*DATA LINES*.
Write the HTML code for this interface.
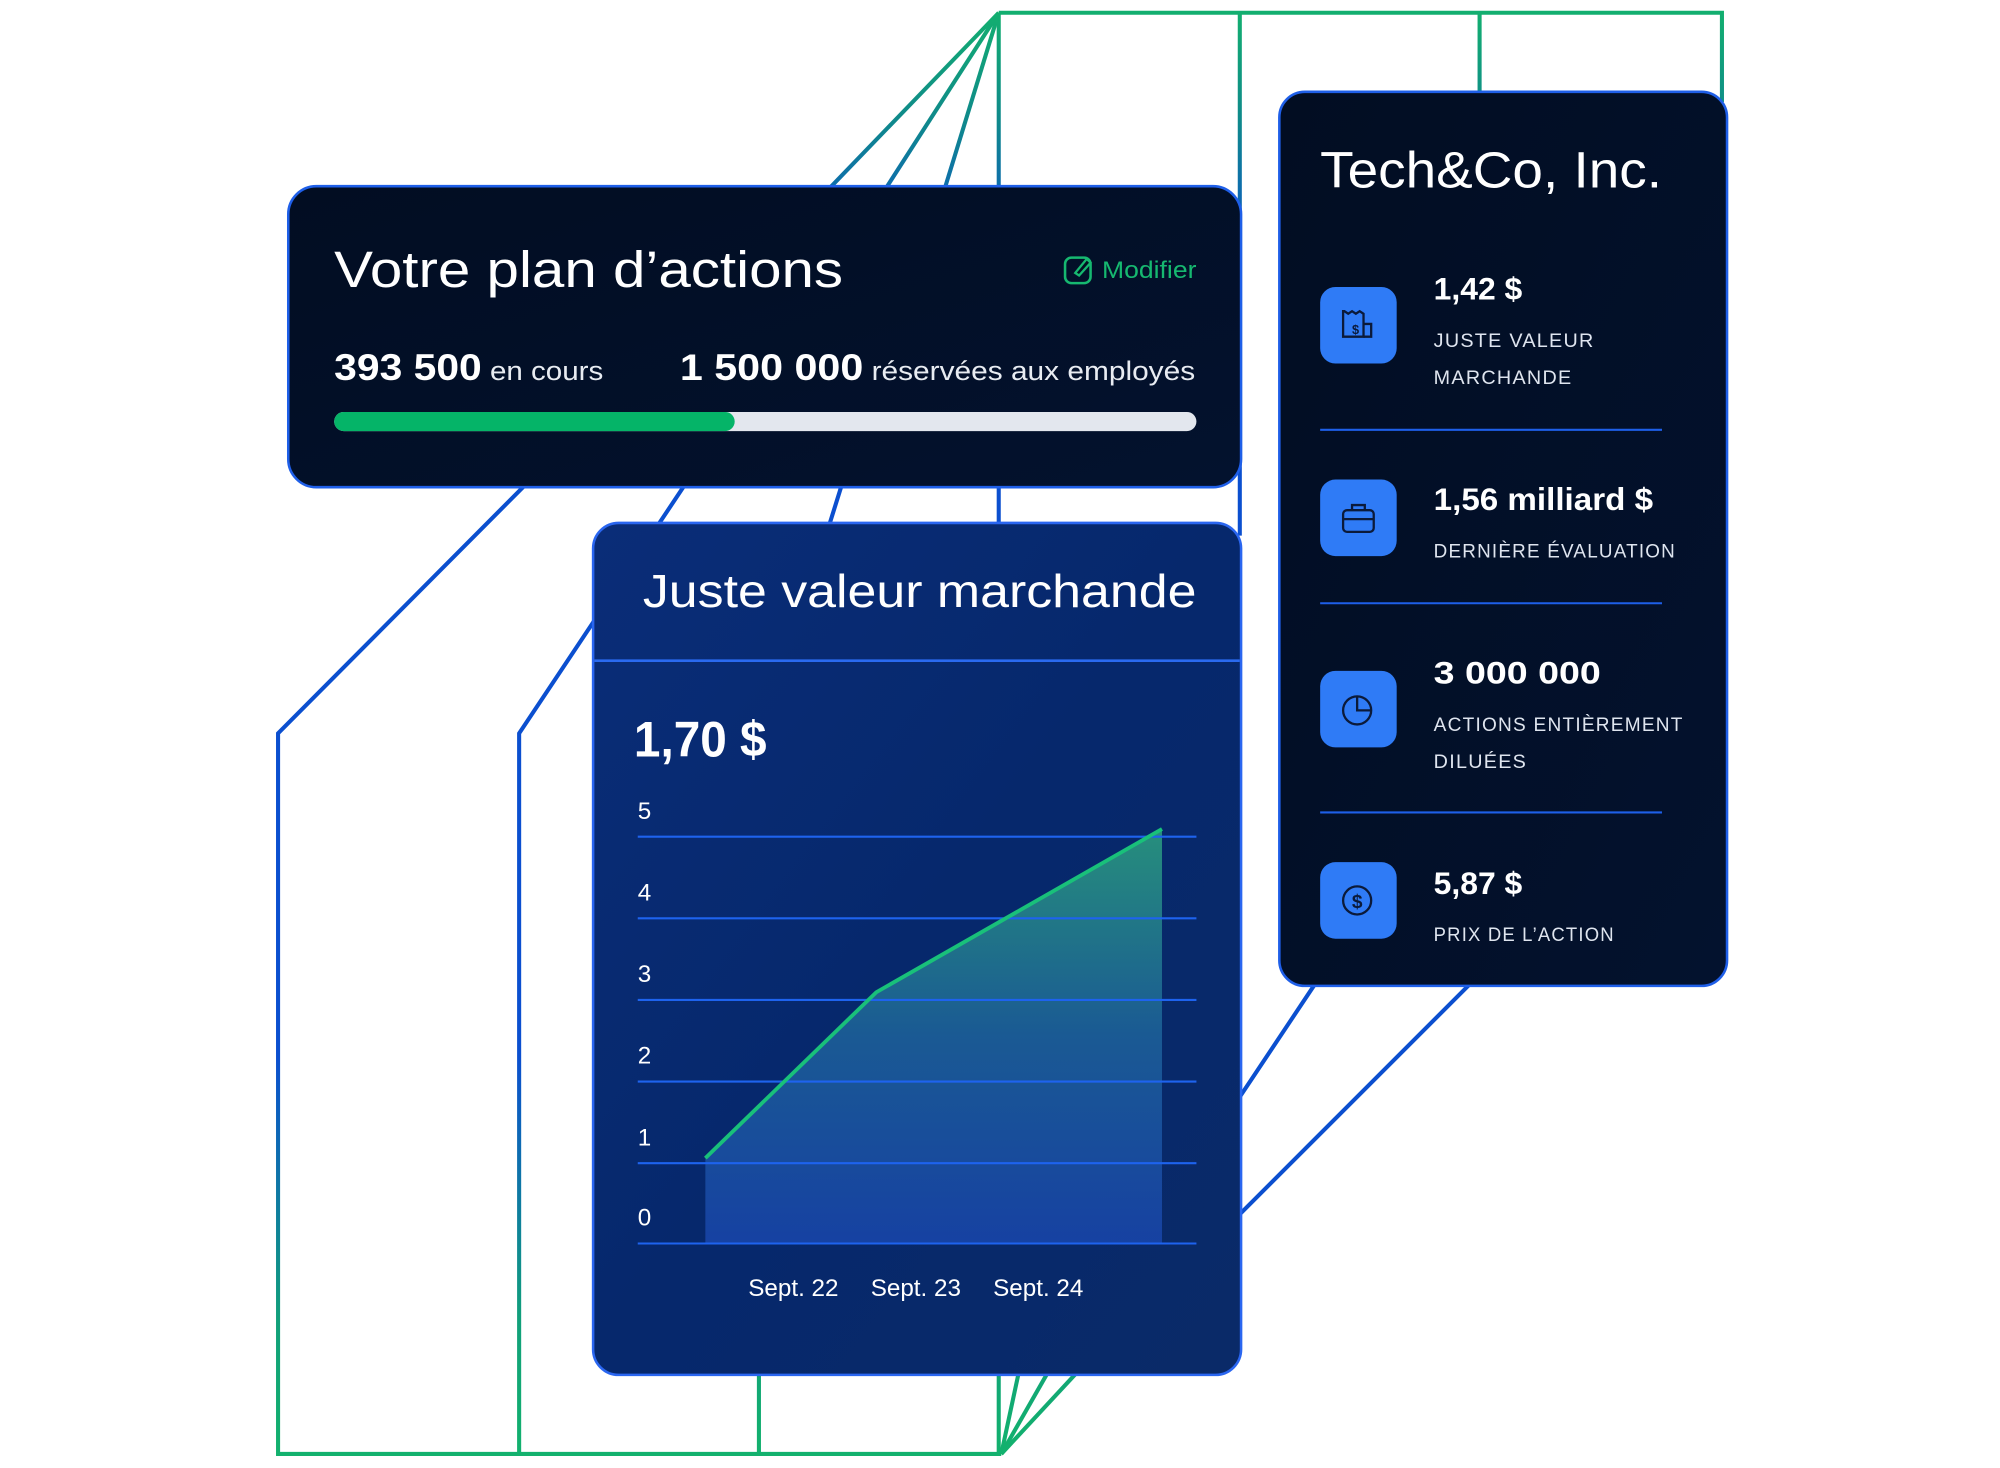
<!DOCTYPE html>
<html><head><meta charset="utf-8"><style>
html,body{margin:0;padding:0;background:#fff;}
svg{display:block;}
text{font-family:"Liberation Sans",sans-serif;}
</style></head><body>
<svg width="2000" height="1468" viewBox="0 0 1568 1151" preserveAspectRatio="none" xmlns="http://www.w3.org/2000/svg">
<defs>
<linearGradient id="lg" x1="0" y1="0" x2="0" y2="1151" gradientUnits="userSpaceOnUse">
<stop offset="0" stop-color="#13b36c"/><stop offset="0.08" stop-color="#0f8a8a"/><stop offset="0.18" stop-color="#0b4fcf"/>
<stop offset="0.72" stop-color="#0b4fcf"/><stop offset="0.9" stop-color="#11a07a"/><stop offset="1" stop-color="#13b36c"/>
</linearGradient>
<linearGradient id="c1" x1="0" y1="0" x2="1" y2="1"><stop offset="0" stop-color="#020d22"/><stop offset="1" stop-color="#03122e"/></linearGradient>
<linearGradient id="c2" x1="0" y1="0" x2="1" y2="1"><stop offset="0" stop-color="#0a2d78"/><stop offset="0.5" stop-color="#06286c"/><stop offset="1" stop-color="#0a2a68"/></linearGradient>
<linearGradient id="area" x1="0" y1="650" x2="0" y2="975" gradientUnits="userSpaceOnUse"><stop offset="0" stop-color="#2a9a7e"/><stop offset="0.5" stop-color="#1c5f98"/><stop offset="1" stop-color="#1844a8"/></linearGradient>
</defs>
<g fill="none" stroke="url(#lg)" stroke-width="3.2">
<polyline points="783,10 1350,10 1350,80"/>
<line x1="783" y1="10" x2="783" y2="420"/>
<line x1="972" y1="10" x2="972" y2="420"/>
<line x1="1160" y1="10" x2="1160" y2="80"/>
<line x1="783" y1="10" x2="648" y2="150"/>
<line x1="783" y1="10" x2="693" y2="150"/>
<line x1="783" y1="10" x2="740" y2="150"/>
<polyline points="412,380 218,575 218,1140 785,1140"/>
<polyline points="537,380 407,575 407,1140"/>
<line x1="660" y1="380" x2="650" y2="412"/>
<line x1="595" y1="1070" x2="595" y2="1140"/>
<line x1="783" y1="1070" x2="783" y2="1140"/>
<line x1="785" y1="1140" x2="800" y2="1070"/>
<line x1="785" y1="1140" x2="825" y2="1070"/>
<line x1="785" y1="1140" x2="850" y2="1070"/>
</g>
<g fill="none" stroke="#0b4fcf" stroke-width="3.2">
<line x1="1032" y1="770" x2="972" y2="860"/>
<line x1="1154" y1="770" x2="972" y2="952"/>
</g>
<!-- card 1 -->
<rect x="226" y="146" width="747" height="236" rx="22" fill="url(#c1)" stroke="#1f5fe8" stroke-width="2"/>
<text x="262" y="225" font-size="40" fill="#fff" textLength="399" lengthAdjust="spacingAndGlyphs">Votre plan d’actions</text>
<rect x="835" y="202" width="20" height="20" rx="5" fill="none" stroke="#16b870" stroke-width="2"/>
<path d="M843 214 L852 203 L855 206 L846 216 Z" fill="#020d22" stroke="#16b870" stroke-width="1.8"/>
<text x="864" y="218" font-size="19" fill="#16b870" textLength="74" lengthAdjust="spacingAndGlyphs">Modifier</text>
<text x="262" y="298" fill="#fff" textLength="211" lengthAdjust="spacingAndGlyphs"><tspan font-size="29" font-weight="bold">393 500</tspan><tspan font-size="21" fill="#e8ecf2"> en cours</tspan></text>
<text x="533" y="298" fill="#fff" textLength="404" lengthAdjust="spacingAndGlyphs"><tspan font-size="29" font-weight="bold">1 500 000</tspan><tspan font-size="21" fill="#e8ecf2"> réservées aux employés</tspan></text>
<rect x="262" y="323" width="676" height="15" rx="7.5" fill="#e3e7ee"/>
<rect x="262" y="323" width="314" height="15" rx="7.5" fill="#05b468"/>
<!-- card 2 -->
<rect x="465" y="410" width="508" height="668" rx="20" fill="url(#c2)" stroke="#2a66f0" stroke-width="2"/>
<text x="504" y="476" font-size="36" fill="#fff" textLength="434" lengthAdjust="spacingAndGlyphs">Juste valeur marchande</text>
<line x1="466" y1="518" x2="972" y2="518" stroke="#2a6af0" stroke-width="2"/>
<text x="497" y="593" font-size="39" font-weight="bold" fill="#fff" textLength="104" lengthAdjust="spacingAndGlyphs">1,70 $</text>
<polygon points="553,908 687,778 911,650 911,975 553,975" fill="url(#area)" opacity="0.9"/>
<g stroke="#1e63ee" stroke-width="1.6">
<line x1="500" y1="656" x2="938" y2="656"/><line x1="500" y1="720" x2="938" y2="720"/><line x1="500" y1="784" x2="938" y2="784"/>
<line x1="500" y1="848" x2="938" y2="848"/><line x1="500" y1="912" x2="938" y2="912"/><line x1="500" y1="975" x2="938" y2="975"/>
</g>
<polyline points="553,908 687,778 911,650" fill="none" stroke="#19c07a" stroke-width="3"/>
<g font-size="19" fill="#fff">
<text x="500" y="642">5</text><text x="500" y="706">4</text><text x="500" y="770">3</text>
<text x="500" y="834">2</text><text x="500" y="898">1</text><text x="500" y="961">0</text>
<text x="622" y="1016" text-anchor="middle">Sept. 22</text>
<text x="718" y="1016" text-anchor="middle">Sept. 23</text>
<text x="814" y="1016" text-anchor="middle">Sept. 24</text>
</g>
<!-- card 3 -->
<rect x="1003" y="72" width="351" height="701" rx="20" fill="url(#c1)" stroke="#1f5fe8" stroke-width="2"/>
<text x="1035" y="147" font-size="40" fill="#fff" textLength="268" lengthAdjust="spacingAndGlyphs">Tech&amp;Co, Inc.</text>
<g fill="#2f7bf6">
<rect x="1035" y="225" width="60" height="60" rx="12"/>
<rect x="1035" y="376" width="60" height="60" rx="12"/>
<rect x="1035" y="526" width="60" height="60" rx="12"/>
<rect x="1035" y="676" width="60" height="60" rx="12"/>
</g>
<g fill="none" stroke="#0b1a3a" stroke-width="1.8">
<path d="M1053 244 v20 h16 v-18 l-3 -2 l-3 2 l-3 -2 l-3 2 l-3 -2 z"/><path d="M1069 254 h6 v10 h-6"/>
<rect x="1053" y="400" width="24" height="17" rx="3"/><path d="M1060 400 v-4 h10 v4 M1053 407 h24"/>
<circle cx="1064" cy="557" r="11"/><path d="M1064 546 v11 h11"/>
<circle cx="1064" cy="706" r="11"/>
</g>
<text x="1064" y="712" font-size="15" font-weight="bold" fill="#0b1a3a" text-anchor="middle">$</text>
<text x="1060" y="262" font-size="10" font-weight="bold" fill="#0b1a3a">$</text>
<g fill="#fff" font-size="25" font-weight="bold">
<text x="1124" y="235">1,42 $</text>
<text x="1124" y="400" textLength="172" lengthAdjust="spacingAndGlyphs">1,56 milliard $</text>
<text x="1124" y="536" textLength="131" lengthAdjust="spacingAndGlyphs">3 000 000</text>
<text x="1124" y="701">5,87 $</text>
</g>
<g fill="#dfe5ef" font-size="15.5" letter-spacing="1">
<text x="1124" y="272">JUSTE VALEUR</text>
<text x="1124" y="301">MARCHANDE</text>
<text x="1124" y="437" textLength="190" lengthAdjust="spacingAndGlyphs">DERNIÈRE ÉVALUATION</text>
<text x="1124" y="573" textLength="196" lengthAdjust="spacingAndGlyphs">ACTIONS ENTIÈREMENT</text>
<text x="1124" y="602">DILUÉES</text>
<text x="1124" y="738" textLength="142" lengthAdjust="spacingAndGlyphs">PRIX DE L’ACTION</text>
</g>
<g stroke="#1e5fe8" stroke-width="1.6">
<line x1="1035" y1="337" x2="1303" y2="337"/><line x1="1035" y1="473" x2="1303" y2="473"/><line x1="1035" y1="637" x2="1303" y2="637"/>
</g>
</svg>
</body></html>
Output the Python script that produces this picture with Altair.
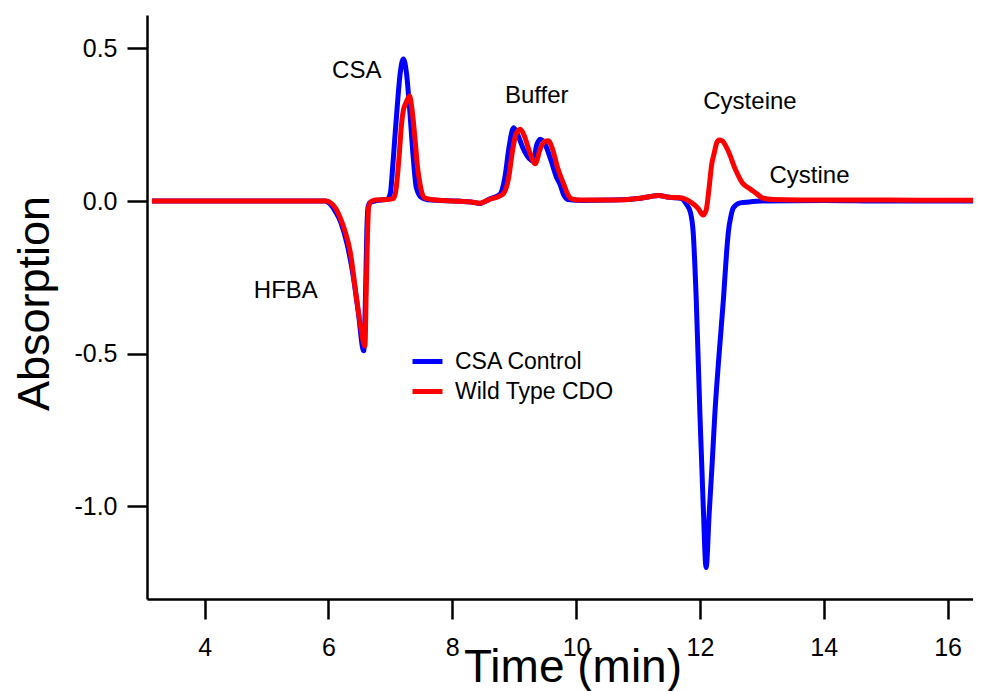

*WORK TO DO*. Show all lines above holding "this".

*FULL SOLUTION*.
Write the HTML code for this interface.
Output the Python script that produces this picture with Altair.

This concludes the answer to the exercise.